Friday, 4 May 2007

Blades of Glory (2007)

Wax on, wax off!

From its trailer, one is led to believe that Blades of Glory would be pure comedy gold. By pairing Will Ferrell's wildly redneck cowboy character with Jon Heder's prissy effete character and throwing them into what has to be the most self-parodying and gayest sport - ice skating, and then making them perform a same-sex ice-skating doubles act with uncomfortably hilarious and provocative poses and routines, the trailer essentially promises a movie that might well be the odd couple movie of the decade. Remember, as I split my sides laughing at the trailer in the cinema - and I am in the cinema 3 days of every week at least - that I was a believer.

You will laugh heartily during Blades of Glory, but your guffaws may be a little diminished if you should watch this movie with memories of last year's Talladega Nights and School for Scoundrels in mind. These films provide an unfortunate reminder to the audience that Will Ferrell was better paired with Sacha Baron Cohen in Tallageda Nights, while Jon Heder had far more comic sparks with Billy Bob Thornton in School for Scoundrels. Perhaps they will remember that Talledega Nights had the slyer social commentary - which will raise the question: shouldn't it be easier to make fun of the visually ridiculous sport of ice skating - or that School for Scoundrels had the whole maliciously bickering, combative odd couple thing down pat. And perhaps audiences may remember that Will Ferrell was the perfect foil to the stereotypical yet subversively effette Sacha Cohen, or that Jon Heder came across as an even better and more hilariously bland/emptyheaded/emasculated man-child when juxtaposed with the alpha-maleness of Billy Bob Thornton. And perhaps, just perhaps, audiences may remember that Talladega Nights and School for Scoundrels had excellent scripts that sustained a high level of comedy from start to finish...

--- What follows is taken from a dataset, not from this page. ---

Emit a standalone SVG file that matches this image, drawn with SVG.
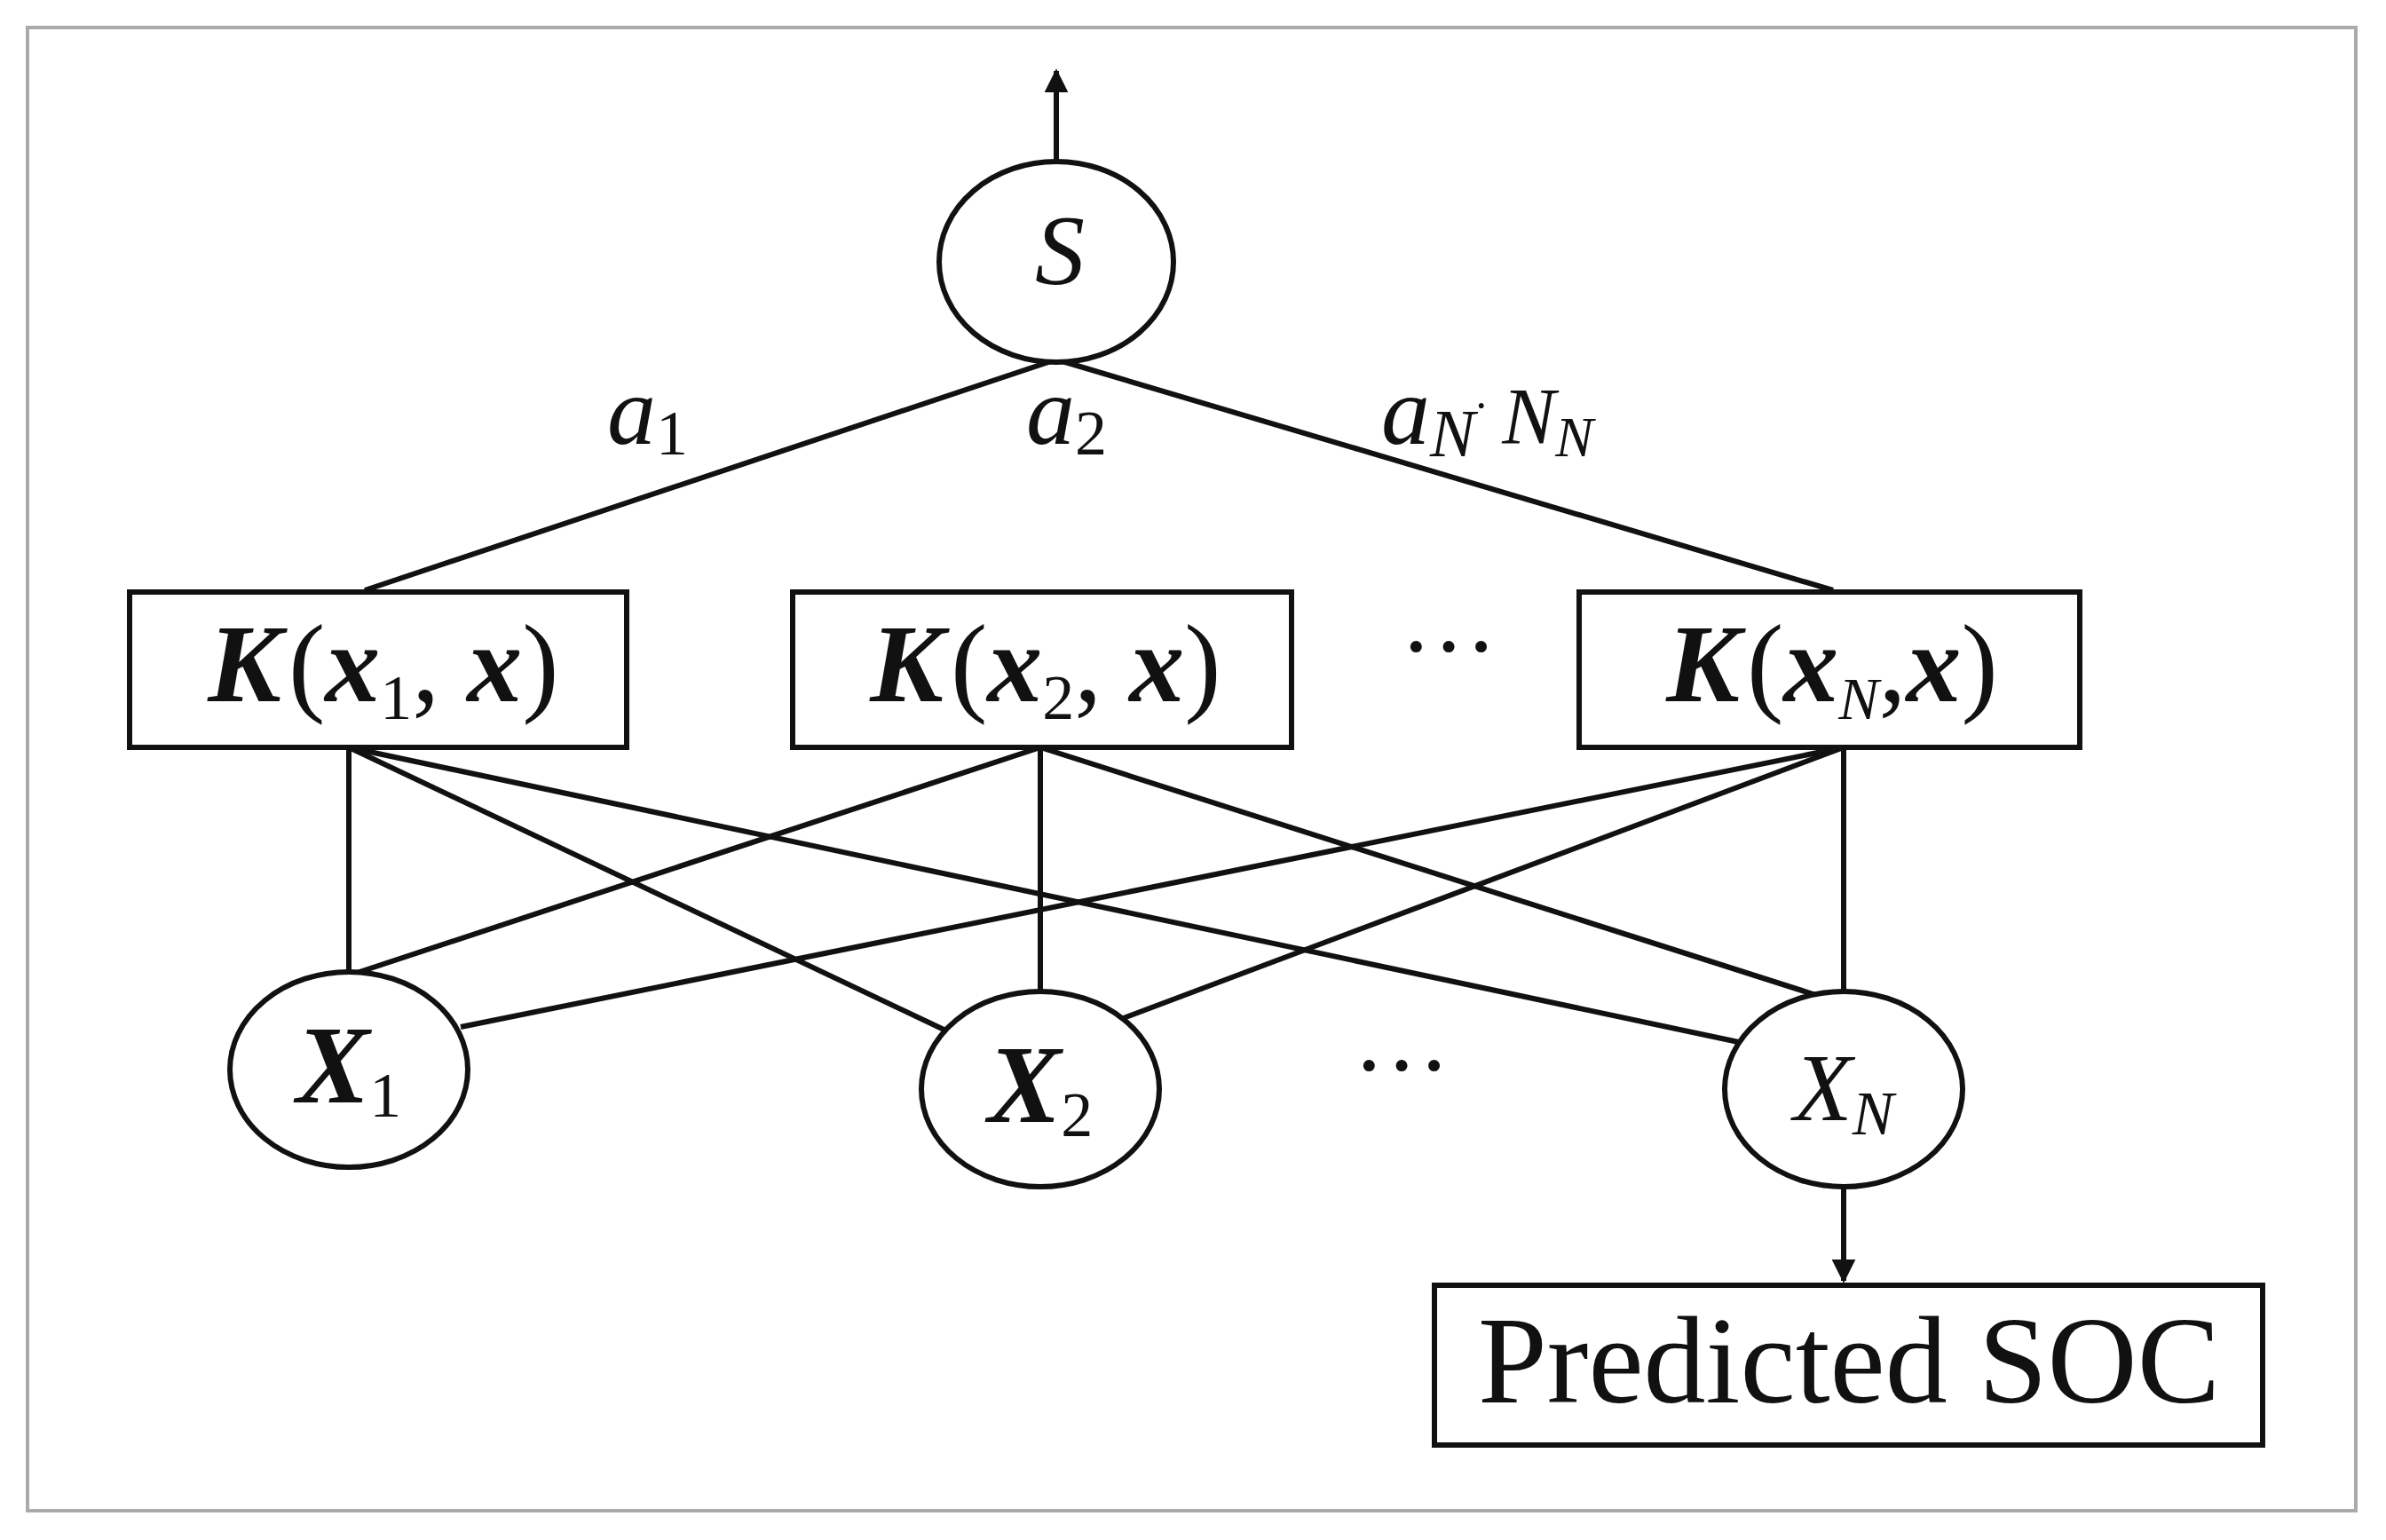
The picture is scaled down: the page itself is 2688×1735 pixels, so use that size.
<svg xmlns="http://www.w3.org/2000/svg" width="2688" height="1735" viewBox="0 0 2688 1735">
<style>
.s{fill:none;stroke:#111;stroke-width:6}
.n{fill:#fff;stroke:#111;stroke-width:6}
text{font-family:"Liberation Serif","DejaVu Serif",serif;fill:#111}
.k{font-size:124px;font-weight:bold;font-style:italic}
.i{font-style:italic}
.p{font-weight:normal;font-style:normal}
</style>
<defs><marker id="ar" viewBox="0 0 10 10" refX="9" refY="5" markerWidth="4.5" markerHeight="4.5" orient="auto"><path d="M0,0L10,5L0,10z" fill="#111"/></marker></defs>
<rect x="31" y="31" width="2623" height="1671" fill="#fff" stroke="#aaa" stroke-width="4"/>
<g id="connectors" class="s">
<line x1="1190" y1="182" x2="1190" y2="80" marker-end="url(#ar)"/>
<line x1="1190" y1="405" x2="411" y2="665"/>
<line x1="1190" y1="405" x2="2065" y2="665"/>
<line x1="393" y1="842" x2="393" y2="1099"/>
<line x1="393" y1="842" x2="1076" y2="1166"/>
<line x1="393" y1="842" x2="1968" y2="1176"/>
<line x1="1172" y1="842" x2="393" y2="1099"/>
<line x1="1172" y1="842" x2="1172" y2="1121"/>
<line x1="1172" y1="842" x2="2077" y2="1131"/>
<line x1="2077" y1="842" x2="519" y2="1157"/>
<line x1="2077" y1="842" x2="1263" y2="1148"/>
<line x1="2077" y1="842" x2="2077" y2="1131"/>
<line x1="2077" y1="1327" x2="2077" y2="1443" marker-end="url(#ar)"/>
</g>
<g id="S"><ellipse class="n" cx="1190" cy="295" rx="132" ry="113"/><text x="1166" y="320" font-size="112" class="i">S</text></g>
<g id="labels" font-size="110">
<text x="684" y="500" class="i">a<tspan font-size="72" dy="12" class="p">1</tspan></text>
<text x="1156" y="500" class="i">a<tspan font-size="72" dy="12" class="p">2</tspan></text>
<text x="1556" y="500" class="i">a<tspan font-size="76" dy="14">N</tspan><tspan dy="-40" font-size="50">·</tspan><tspan dy="26" dx="18" font-size="90">N</tspan><tspan font-size="64" dy="14">N</tspan></text>
</g>
<g id="K1"><rect class="n" x="146" y="667" width="560" height="175"/><text x="432" y="790" text-anchor="middle" class="k">K<tspan class="p" dx="8">(</tspan>x<tspan font-size="72" class="p" dy="20">1</tspan><tspan dy="-20" class="p">, </tspan>x<tspan class="p">)</tspan></text></g>
<g id="K2"><rect class="n" x="893" y="667" width="562" height="175"/><text x="1178" y="790" text-anchor="middle" class="k">K<tspan class="p" dx="8">(</tspan>x<tspan font-size="72" class="p" dy="20">2</tspan><tspan dy="-20" class="p">, </tspan>x<tspan class="p">)</tspan></text></g>
<g id="KN"><rect class="n" x="1779" y="667" width="564" height="175"/><text x="2064" y="790" text-anchor="middle" class="k">K<tspan class="p" dx="8">(</tspan>x<tspan font-size="68" font-weight="normal" dy="20">N</tspan><tspan dy="-20" class="p">,</tspan>x<tspan class="p">)</tspan></text></g>
<text x="1632" y="765" text-anchor="middle" font-size="110">···</text>
<g id="X1"><ellipse class="n" cx="393" cy="1205" rx="134" ry="110"/><text x="393" y="1242" text-anchor="middle" class="k" font-size="112">X<tspan font-size="72" class="p" dy="16">1</tspan></text></g>
<g id="X2"><ellipse class="n" cx="1172" cy="1227" rx="134" ry="110"/><text x="1172" y="1264" text-anchor="middle" class="k" font-size="112">X<tspan font-size="72" class="p" dy="16">2</tspan></text></g>
<g id="XN"><ellipse class="n" cx="2077" cy="1227" rx="134" ry="110"/><text x="2077" y="1262" text-anchor="middle" font-size="108" class="i">X<tspan font-size="70" dy="16">N</tspan></text></g>
<text x="1579" y="1237" text-anchor="middle" font-size="110">···</text>
<g id="SOC"><rect class="n" x="1616" y="1448" width="933" height="180"/><text x="2083" y="1580" text-anchor="middle" font-size="140">Predicted SOC</text></g>
</svg>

The problem with Blades of Glory is that aside from the key sight gags in the skating ring, half of which have been revealed in the trailer, most of its jokes are either tepid or fall flat. Dialogue-based jokes (the repartee between Ferrell and Heder, the ad libbed lines by Ferrell in over half the movie) lack real comic punch - surely a product of a director who decided to shoot a feature comedy based on a not very well-written skeletal script. In truth, the non-skating parts of this movie play like a succession of sketch ideas. You know, the type that we watch on Whose Line is it Anyway?, where the scriptwriters pull out a piece of paper with a minimal description of a sketch idea ("Will Ferrell spends hours apologising to Jon Heder through his cellphone's mailbox", "Will Ferrell is a sex addict who enters a Sex Addicts Anonymous meeting"). The difference is that Whose Line is it Anyway? has comedians who have spent hours rehearsing before the show, whereas in Blades of Glory, the director just films the comedian for the next hour where he tries one ad libbed line after another, then choose the funniest or the least groan-inducing line...

I don't quite lay the blame entirely on the poor showing Will Ferrell (which isn't as bad as his turn on Bewitched), though. Clearly, the script somehow fails to bring out the comic potential of Jon Heder, or even the cartoonishly evil villains of the movie. Look, the idea that a figure skating pair decide to dress as JFK and Marilyn Monroe in their final routine is a monument of ultimate bad taste that should look even funnier and more outrageous than the latent homoeroticism of a male-male skating duo - but somehow that never gets utilised. There's even a scene where the JFK skater attempts to assassinate Will Ferrell's skater, but for some reason, there's no irony or hilarity at all in the chase sequence - aside from the fact that both skaters are slowly inching their way in a mall... on ice skates. All the missed chances are an indication that there's something very lacking in the script of Blades of Glory, and that the director never quite picked up on it.

Everyone has their bad day, though, and I'm willing to overlook this entertaining (yes, this movie brings down the house when it's funny) but disappointing (the situations thought up by the scriptwriters have far more potential than what was realised in the movie itself) comedy. Will Ferrell desperately needs the scriptwriting services of his long-time collaborator Adam McKay to bring out his best comic talents, while Jon Heder just needs better luck with casting. But nice try, guys.